Monday Jaxson went to his first puppy class. They use treats as a positive training method. 

Well 2 days later he has caught on to if I get into something or do something that I shouldnt and dont drop it or get off I get a treat when i do... He did this a little before but not as often or intense. I tried to ignore him which use to work within 10 secs like a charm but now he gets louder and more forceful with his bitting/ pulling/ jumping/growling etc... 

I called the trainer and she said use time outs.. I only have a crate to time him out in but I dont know if now this will give his grate a bad rep.. 

What to do...


----------



## LibertyME (Jan 6, 2007)

It sounds like you might be using treats as a bribe versus a reward for a behavior....if you get off the furniture you get a cookie...if you drop the shoe you get a cookie...

At a young age...most of it is about distraction and redirecting to more appropriate behavior..

If they have a shoe....offer them something more appropriate or beetter yet keep teh shoes where they cant get at them

Furniture..prevent them from getting on it in the first place...have him drag a leash so you can guide him off...

dragging a leash can help with the jumping he starts to jump you stand on the leash and act like a big boring lump-no talking no scolding, no eye contact until he gets bored - yes it may take more then 10 seconds...could be ten minutes ;-)....when he settles...you can ask him for a sit (reward that with a nice quiet good boy-no cookies) and then step off the leash. When he figures out that jumping gets him nothing...and struggling and acting out gets him noting he will move onto more interesting things to do.


----------



## MyJaxson (Jan 5, 2010)

Thanks for the reply/ ideas... 

I have already puppy proofed his room.. thress times over, he only has access to his things, other then the furniture in the room, which he is only interested in the wooden chest. Its more of the attacking me that is getting worse, my clothes and hands the most. 

I will try the leash for sure. I am sure I can be as stuborn as his...


----------



## LibertyME (Jan 6, 2007)

MyJaxson said:


> Thanks for the reply/ ideas...
> 
> I have already puppy proofed his room.. thress times over, he only has access to his things, other then the furniture in the room, which he is only interested in the wooden chest. Its more of the attacking me that is getting worse, my clothes and hands the most.
> 
> I will try the leash for sure. I am sure I can be as stuborn as his...

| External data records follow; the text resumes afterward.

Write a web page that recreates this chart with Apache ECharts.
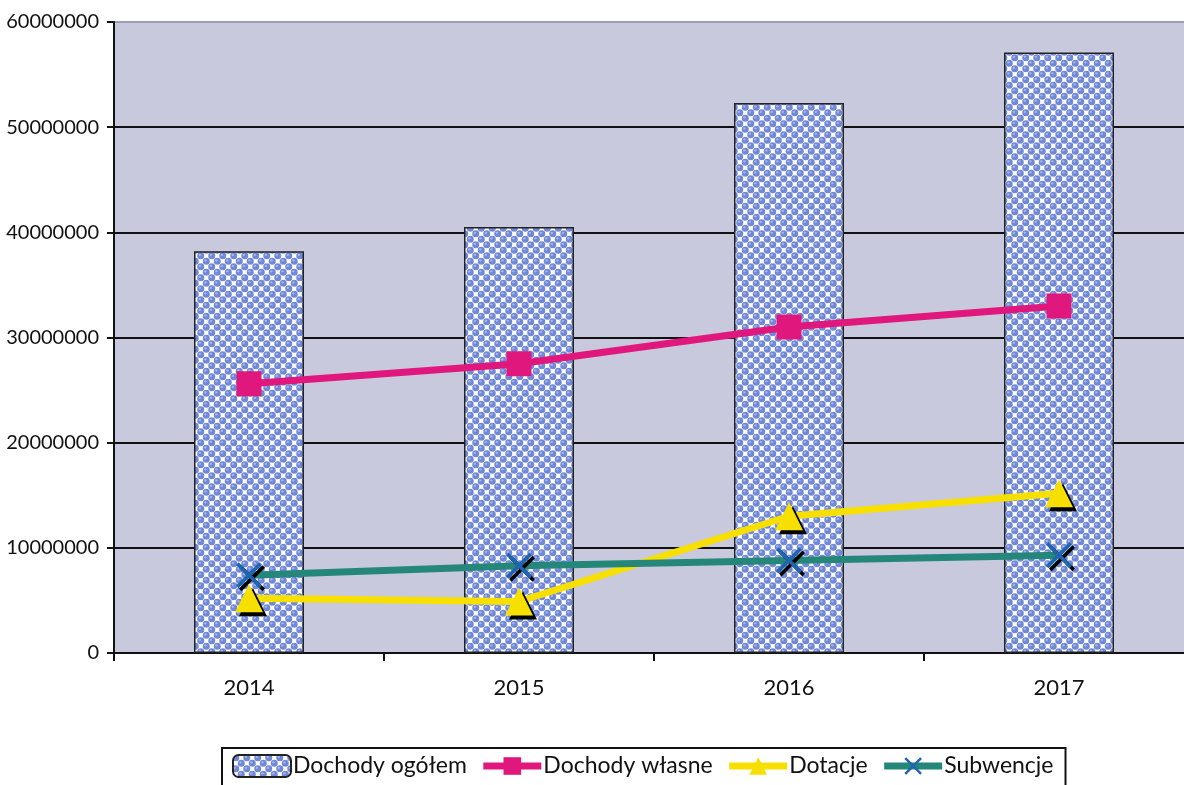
<!DOCTYPE html>
<html>
<head>
<meta charset="utf-8">
<script src="https://cdn.jsdelivr.net/npm/echarts@6/dist/echarts.min.js"></script>
<style>
  html, body { margin: 0; padding: 0; background: #fff; }
  #chart { width: 1184px; height: 785px; }
</style>
</head>
<body>
<div id="chart"></div>
<script>
  // dane
  var years = ['2014', '2015', '2016', '2017'];
  var dochodyOgolem = [38200000, 40500000, 52300000, 57100000];
  var dochodyWlasne = [25600000, 27500000, 31000000, 33000000];
  var dotacje = [5200000, 4900000, 13000000, 15200000];
  var subwencje = [7400000, 8300000, 8800000, 9300000];
  var yTicks = [0, 10000000, 20000000, 30000000, 40000000, 50000000, 60000000];

  // wzor kropek dla slupkow
  function dotPattern() {
    var c = document.createElement('canvas');
    c.width = 11; c.height = 11;
    var ctx = c.getContext('2d');
    ctx.fillStyle = '#ffffff';
    ctx.fillRect(0, 0, 11, 11);
    var pts = [[2.75, 2.75], [8.25, 8.25], [8.25, -2.75], [-2.75, 8.25], [13.75, 2.75], [2.75, 13.75]];
    pts.forEach(function (p) {
      ctx.beginPath();
      ctx.arc(p[0], p[1], 3.5, 0, Math.PI * 2);
      ctx.fillStyle = '#7088d6';
      ctx.fill();
      ctx.beginPath();
      ctx.arc(p[0] - 0.9, p[1] - 0.9, 1.2, 0, Math.PI * 2);
      ctx.fillStyle = '#a7b6ec';
      ctx.fill();
    });
    return c;
  }

  var xSymbol = 'path://M0,1L1,0L5,4L9,0L10,1L6,5L10,9L9,10L5,6L1,10L0,9L4,5Z';

  var chart = echarts.init(document.getElementById('chart'));
  var option = {
    animation: false,
    textStyle: { fontFamily: 'Lato, "Open Sans", sans-serif' },
    grid: {
      left: 114,
      right: -10,
      top: 22,
      bottom: 132,
      outerBoundsMode: 'none',
      containLabel: false,
      show: true,
      backgroundColor: '#c8c9dc',
      borderWidth: 0
    },
    legend: {
      left: 222,
      top: 748,
      padding: [6, 12, 12, 10],
      borderColor: '#111',
      borderWidth: 2,
      itemGap: 13,
      itemWidth: 58,
      itemHeight: 22,
      lineStyle: { width: 7 },
      textStyle: { fontSize: 23, color: '#111', padding: [0, 0, 0, -3] },
      data: ['Dochody ogółem', 'Dochody własne', 'Dotacje', 'Subwencje']
    },
    xAxis: {
      type: 'category',
      data: years,
      boundaryGap: true,
      axisLine: { lineStyle: { color: '#111', width: 2 } },
      axisTick: { show: true, length: 8, lineStyle: { color: '#111', width: 2 } },
      axisLabel: { fontSize: 22, color: '#111', margin: 24 },
      splitLine: { show: false }
    },
    yAxis: {
      type: 'value',
      min: yTicks[0],
      max: yTicks[yTicks.length - 1],
      interval: yTicks[1] - yTicks[0],
      axisLine: { show: true, lineStyle: { color: '#111', width: 2 } },
      axisTick: { show: true, length: 7, lineStyle: { color: '#111', width: 2 } },
      axisLabel: {
        fontSize: 20,
        color: '#111',
        margin: 15,
        formatter: function (v) { return String(v); }
      },
      splitLine: {
        lineStyle: {
          width: 2,
          color: ['#111', '#111', '#111', '#111', '#111', '#111', '#9c9cb4']
        }
      }
    },
    series: [{
      name: 'Dochody ogółem',
      type: 'bar',
      data: dochodyOgolem,
      barWidth: 110,
      itemStyle: {
        color: { image: dotPattern(), repeat: 'repeat' },
        borderColor: '#222',
        borderWidth: 1.5
      }
    }, {
      name: 'Dochody własne',
      type: 'line',
      data: dochodyWlasne,
      symbol: 'rect',
      symbolSize: 25,
      lineStyle: { color: '#e0177c', width: 7 },
      itemStyle: { color: '#e0177c' }
    }, {
      name: 'Dotacje',
      type: 'line',
      data: dotacje,
      symbol: 'triangle',
      symbolSize: 28,
      lineStyle: { color: '#f7e000', width: 7 },
      itemStyle: {
        color: '#f7e000',
        shadowColor: '#000',
        shadowBlur: 0,
        shadowOffsetX: 4,
        shadowOffsetY: 4
      }
    }, {
      name: 'Subwencje',
      type: 'line',
      data: subwencje,
      symbol: xSymbol,
      symbolSize: 26,
      lineStyle: { color: '#25877a', width: 7 },
      itemStyle: {
        color: '#1f65b0',
        shadowColor: '#000',
        shadowBlur: 0,
        shadowOffsetX: 3,
        shadowOffsetY: 3
      }
    }]
  };
  chart.setOption(option);
</script>
</body>
</html>
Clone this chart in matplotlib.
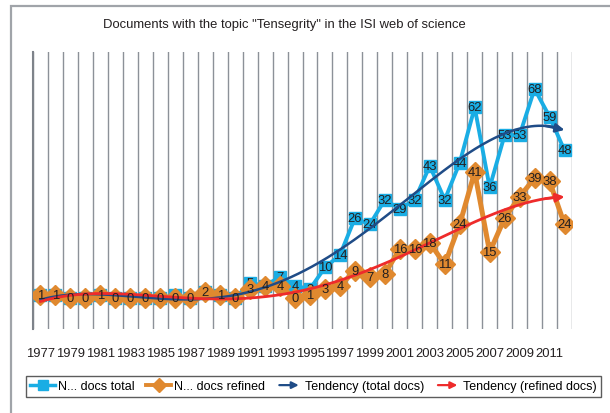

He is smart ....he will catch on quickly...think of it like a puzzle or game and he is trying to learn the rules....but all the rules are in a foreign language...the only way he has to learn is by trial and error. Try your best to let him figure out the puzzle...
If he goes 10 minutes the first time..dollars to donuts he will be a 1 minute the next time...and less then that the 3rd time.
Smart puppies can try your patience, but they learn fast


----------



## LibertyME (Jan 6, 2007)

Doesnt have to be (and shouldnt be) an expensive leash!
A piece of clothes line with a hook from the hardware store works jut fine...then if he chews through it...it doesnt sting as much as if it would if he chewed a $15.00 leash!


----------



## MyJaxson (Jan 5, 2010)

LibertyME said:


> Doesnt have to be (and shouldnt be) an expensive leash!
> A piece of clothes line with a hook from the hardware store works jut fine...then if he chews through it...it doesnt sting as much as if it would if he chewed a $15.00 leash!

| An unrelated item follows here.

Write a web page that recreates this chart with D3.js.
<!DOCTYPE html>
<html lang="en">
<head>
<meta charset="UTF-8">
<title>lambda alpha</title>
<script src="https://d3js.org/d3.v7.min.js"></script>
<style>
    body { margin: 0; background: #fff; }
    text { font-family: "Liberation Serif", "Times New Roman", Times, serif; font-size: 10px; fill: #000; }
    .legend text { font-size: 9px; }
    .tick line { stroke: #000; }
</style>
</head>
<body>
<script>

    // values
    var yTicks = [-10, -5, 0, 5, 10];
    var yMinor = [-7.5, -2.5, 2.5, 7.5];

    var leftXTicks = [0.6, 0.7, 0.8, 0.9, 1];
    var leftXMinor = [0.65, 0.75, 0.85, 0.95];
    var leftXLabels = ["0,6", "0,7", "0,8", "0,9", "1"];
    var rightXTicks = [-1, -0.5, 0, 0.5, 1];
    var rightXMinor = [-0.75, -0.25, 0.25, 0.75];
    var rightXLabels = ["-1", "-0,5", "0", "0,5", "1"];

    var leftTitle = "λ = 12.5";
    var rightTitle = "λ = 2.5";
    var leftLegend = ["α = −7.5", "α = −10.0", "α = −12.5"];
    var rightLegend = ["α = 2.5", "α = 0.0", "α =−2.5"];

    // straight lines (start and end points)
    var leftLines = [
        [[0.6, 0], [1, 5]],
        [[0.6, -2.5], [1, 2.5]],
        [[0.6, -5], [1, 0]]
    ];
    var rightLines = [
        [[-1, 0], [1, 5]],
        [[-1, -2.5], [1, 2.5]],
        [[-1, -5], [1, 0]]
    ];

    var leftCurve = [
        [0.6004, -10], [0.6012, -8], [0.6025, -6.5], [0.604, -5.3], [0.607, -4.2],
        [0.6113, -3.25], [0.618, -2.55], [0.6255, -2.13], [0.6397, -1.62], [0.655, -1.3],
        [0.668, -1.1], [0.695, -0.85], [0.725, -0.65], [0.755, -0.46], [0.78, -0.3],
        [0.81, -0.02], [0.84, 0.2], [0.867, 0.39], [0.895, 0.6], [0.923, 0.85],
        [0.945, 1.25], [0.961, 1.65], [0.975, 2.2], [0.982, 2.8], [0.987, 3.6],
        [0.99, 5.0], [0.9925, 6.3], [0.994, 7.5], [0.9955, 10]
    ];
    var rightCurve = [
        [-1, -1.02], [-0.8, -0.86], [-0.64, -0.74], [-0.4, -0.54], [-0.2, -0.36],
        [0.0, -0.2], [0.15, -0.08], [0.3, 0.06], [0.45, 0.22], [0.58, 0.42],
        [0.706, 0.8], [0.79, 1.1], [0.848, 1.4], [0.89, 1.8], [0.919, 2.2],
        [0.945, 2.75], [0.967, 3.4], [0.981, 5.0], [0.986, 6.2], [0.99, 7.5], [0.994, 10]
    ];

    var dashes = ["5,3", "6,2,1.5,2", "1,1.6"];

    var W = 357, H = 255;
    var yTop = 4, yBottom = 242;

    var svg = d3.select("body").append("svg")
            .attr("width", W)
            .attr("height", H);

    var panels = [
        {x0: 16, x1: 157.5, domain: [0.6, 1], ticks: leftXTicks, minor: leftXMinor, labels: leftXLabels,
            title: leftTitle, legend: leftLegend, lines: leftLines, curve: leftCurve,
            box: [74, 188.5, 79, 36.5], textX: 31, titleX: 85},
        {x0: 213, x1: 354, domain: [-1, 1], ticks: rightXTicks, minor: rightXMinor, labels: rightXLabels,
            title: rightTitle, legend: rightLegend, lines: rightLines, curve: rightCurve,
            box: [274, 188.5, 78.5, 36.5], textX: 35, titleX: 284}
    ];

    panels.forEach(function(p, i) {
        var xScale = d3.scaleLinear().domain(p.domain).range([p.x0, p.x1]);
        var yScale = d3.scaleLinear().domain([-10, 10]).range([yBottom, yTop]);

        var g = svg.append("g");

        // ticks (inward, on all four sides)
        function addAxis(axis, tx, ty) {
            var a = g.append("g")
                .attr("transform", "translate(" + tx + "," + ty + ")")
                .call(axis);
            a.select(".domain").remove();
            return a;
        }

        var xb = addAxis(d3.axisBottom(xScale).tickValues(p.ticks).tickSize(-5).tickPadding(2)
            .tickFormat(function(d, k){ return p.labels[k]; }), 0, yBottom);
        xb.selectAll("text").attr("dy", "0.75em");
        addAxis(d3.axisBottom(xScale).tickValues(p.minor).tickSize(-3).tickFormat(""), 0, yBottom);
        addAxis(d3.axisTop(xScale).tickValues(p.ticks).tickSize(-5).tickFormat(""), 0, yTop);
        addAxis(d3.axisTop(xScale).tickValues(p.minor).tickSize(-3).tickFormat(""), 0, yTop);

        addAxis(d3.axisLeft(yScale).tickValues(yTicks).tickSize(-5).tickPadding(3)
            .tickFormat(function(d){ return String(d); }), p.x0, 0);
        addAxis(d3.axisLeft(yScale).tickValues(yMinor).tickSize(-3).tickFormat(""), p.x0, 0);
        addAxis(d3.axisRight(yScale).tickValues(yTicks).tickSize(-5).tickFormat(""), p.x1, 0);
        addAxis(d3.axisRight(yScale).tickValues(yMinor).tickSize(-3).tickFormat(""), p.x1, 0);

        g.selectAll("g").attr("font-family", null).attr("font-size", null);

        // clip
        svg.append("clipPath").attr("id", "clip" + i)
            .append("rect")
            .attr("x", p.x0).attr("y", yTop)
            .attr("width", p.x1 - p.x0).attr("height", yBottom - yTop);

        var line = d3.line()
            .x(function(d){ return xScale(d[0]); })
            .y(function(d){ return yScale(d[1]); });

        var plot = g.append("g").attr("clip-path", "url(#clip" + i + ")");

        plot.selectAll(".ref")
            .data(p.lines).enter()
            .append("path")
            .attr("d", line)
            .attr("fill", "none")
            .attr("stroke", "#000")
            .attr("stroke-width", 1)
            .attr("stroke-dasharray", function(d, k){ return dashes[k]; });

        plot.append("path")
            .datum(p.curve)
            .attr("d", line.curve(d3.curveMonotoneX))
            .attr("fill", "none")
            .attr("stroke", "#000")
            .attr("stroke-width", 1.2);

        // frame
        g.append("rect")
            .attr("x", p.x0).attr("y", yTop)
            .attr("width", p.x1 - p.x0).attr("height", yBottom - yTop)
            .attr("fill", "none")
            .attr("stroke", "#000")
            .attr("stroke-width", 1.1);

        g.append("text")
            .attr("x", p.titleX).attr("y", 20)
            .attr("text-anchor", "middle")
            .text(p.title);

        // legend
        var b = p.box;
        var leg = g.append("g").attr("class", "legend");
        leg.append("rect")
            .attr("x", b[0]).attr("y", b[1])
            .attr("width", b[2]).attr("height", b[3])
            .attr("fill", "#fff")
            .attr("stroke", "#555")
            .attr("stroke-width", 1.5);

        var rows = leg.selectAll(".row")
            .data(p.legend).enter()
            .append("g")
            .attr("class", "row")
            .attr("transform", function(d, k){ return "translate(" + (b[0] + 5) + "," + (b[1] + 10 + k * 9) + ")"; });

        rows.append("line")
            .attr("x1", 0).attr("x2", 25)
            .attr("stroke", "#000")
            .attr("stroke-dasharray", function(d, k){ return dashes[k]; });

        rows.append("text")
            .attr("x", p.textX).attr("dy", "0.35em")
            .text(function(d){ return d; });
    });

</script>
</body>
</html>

I picked up a cheap one to use. He only like to chew it when i am holding it, so if he is just dragging it around he doesnt seem to care.

He is smart that s for sure... The vet says he is one happy go lucky puppy... with lots of energy.


----------



## meeko3198 (Feb 2, 2010)

If it is mainly that he is going after your hands for the treats or for attention I'd also add that you can use a spray deterrent like bitter apple on your hands so if the puppy bites the hand it tastes bad. As a dog trainer I have done this for years with nippy puppies. They get persistant with the treats. 

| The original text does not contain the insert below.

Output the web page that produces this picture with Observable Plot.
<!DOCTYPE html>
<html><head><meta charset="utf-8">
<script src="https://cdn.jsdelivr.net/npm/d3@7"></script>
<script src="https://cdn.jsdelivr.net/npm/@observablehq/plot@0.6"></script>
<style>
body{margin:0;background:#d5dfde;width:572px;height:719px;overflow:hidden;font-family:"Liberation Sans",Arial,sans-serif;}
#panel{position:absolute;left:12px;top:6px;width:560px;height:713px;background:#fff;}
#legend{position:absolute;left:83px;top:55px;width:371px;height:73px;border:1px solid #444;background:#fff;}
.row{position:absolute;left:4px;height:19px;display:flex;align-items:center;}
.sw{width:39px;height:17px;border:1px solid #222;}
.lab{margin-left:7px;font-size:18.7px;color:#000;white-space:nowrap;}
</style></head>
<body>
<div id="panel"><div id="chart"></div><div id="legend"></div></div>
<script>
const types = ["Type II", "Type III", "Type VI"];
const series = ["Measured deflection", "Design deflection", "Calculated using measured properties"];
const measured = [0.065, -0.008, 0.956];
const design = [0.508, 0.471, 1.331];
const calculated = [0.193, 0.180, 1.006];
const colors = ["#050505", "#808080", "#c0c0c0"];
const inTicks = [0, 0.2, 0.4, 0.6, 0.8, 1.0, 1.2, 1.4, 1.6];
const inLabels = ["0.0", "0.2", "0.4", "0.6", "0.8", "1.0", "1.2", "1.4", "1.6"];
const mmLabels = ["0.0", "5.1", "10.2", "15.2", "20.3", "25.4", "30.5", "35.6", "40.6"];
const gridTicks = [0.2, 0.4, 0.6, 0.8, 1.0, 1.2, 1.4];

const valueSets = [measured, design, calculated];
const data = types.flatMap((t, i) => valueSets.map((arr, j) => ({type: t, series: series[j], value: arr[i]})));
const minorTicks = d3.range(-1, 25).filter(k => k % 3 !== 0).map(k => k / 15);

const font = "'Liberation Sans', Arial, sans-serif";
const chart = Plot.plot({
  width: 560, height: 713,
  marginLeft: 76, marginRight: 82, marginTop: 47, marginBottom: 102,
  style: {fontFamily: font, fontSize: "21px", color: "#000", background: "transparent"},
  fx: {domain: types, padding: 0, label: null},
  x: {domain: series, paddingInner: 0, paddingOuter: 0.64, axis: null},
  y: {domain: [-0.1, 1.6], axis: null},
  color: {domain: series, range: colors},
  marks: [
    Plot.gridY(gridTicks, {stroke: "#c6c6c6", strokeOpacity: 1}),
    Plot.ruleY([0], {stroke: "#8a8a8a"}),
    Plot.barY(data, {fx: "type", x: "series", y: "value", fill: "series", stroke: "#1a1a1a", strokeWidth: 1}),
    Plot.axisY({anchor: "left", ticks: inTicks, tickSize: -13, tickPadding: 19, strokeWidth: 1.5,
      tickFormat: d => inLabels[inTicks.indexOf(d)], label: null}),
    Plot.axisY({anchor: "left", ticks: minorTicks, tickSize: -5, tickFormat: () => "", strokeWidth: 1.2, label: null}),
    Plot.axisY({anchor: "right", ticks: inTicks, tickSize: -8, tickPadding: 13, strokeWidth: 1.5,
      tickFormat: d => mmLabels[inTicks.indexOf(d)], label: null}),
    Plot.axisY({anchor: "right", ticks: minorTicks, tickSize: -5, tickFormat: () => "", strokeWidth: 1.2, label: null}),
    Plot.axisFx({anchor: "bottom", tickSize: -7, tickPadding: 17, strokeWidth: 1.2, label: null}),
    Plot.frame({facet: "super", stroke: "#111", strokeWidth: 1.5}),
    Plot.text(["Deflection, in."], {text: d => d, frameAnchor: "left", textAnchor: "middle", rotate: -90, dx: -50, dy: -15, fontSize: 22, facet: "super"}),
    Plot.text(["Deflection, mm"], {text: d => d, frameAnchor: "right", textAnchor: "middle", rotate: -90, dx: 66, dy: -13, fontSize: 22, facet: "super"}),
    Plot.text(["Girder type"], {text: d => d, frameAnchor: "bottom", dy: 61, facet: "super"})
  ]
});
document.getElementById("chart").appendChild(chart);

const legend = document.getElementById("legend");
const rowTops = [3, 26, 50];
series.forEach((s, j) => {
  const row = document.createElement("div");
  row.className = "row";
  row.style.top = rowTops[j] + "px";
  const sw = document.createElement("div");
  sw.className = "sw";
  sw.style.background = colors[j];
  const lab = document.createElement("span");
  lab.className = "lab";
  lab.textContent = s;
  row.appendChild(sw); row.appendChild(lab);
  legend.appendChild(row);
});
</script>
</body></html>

Also, ask your trainer if they are going to teach you the Leave it command. That is a life saver in the situation as well as it will get them to pull away from an object (hands and treats included) until you tell them it is ok. 

The biggest thing though to remember is to direct their attention to more appropriate things. Just as liberty said make sure you are rewarding for good behavior, not bribing the bad.


----------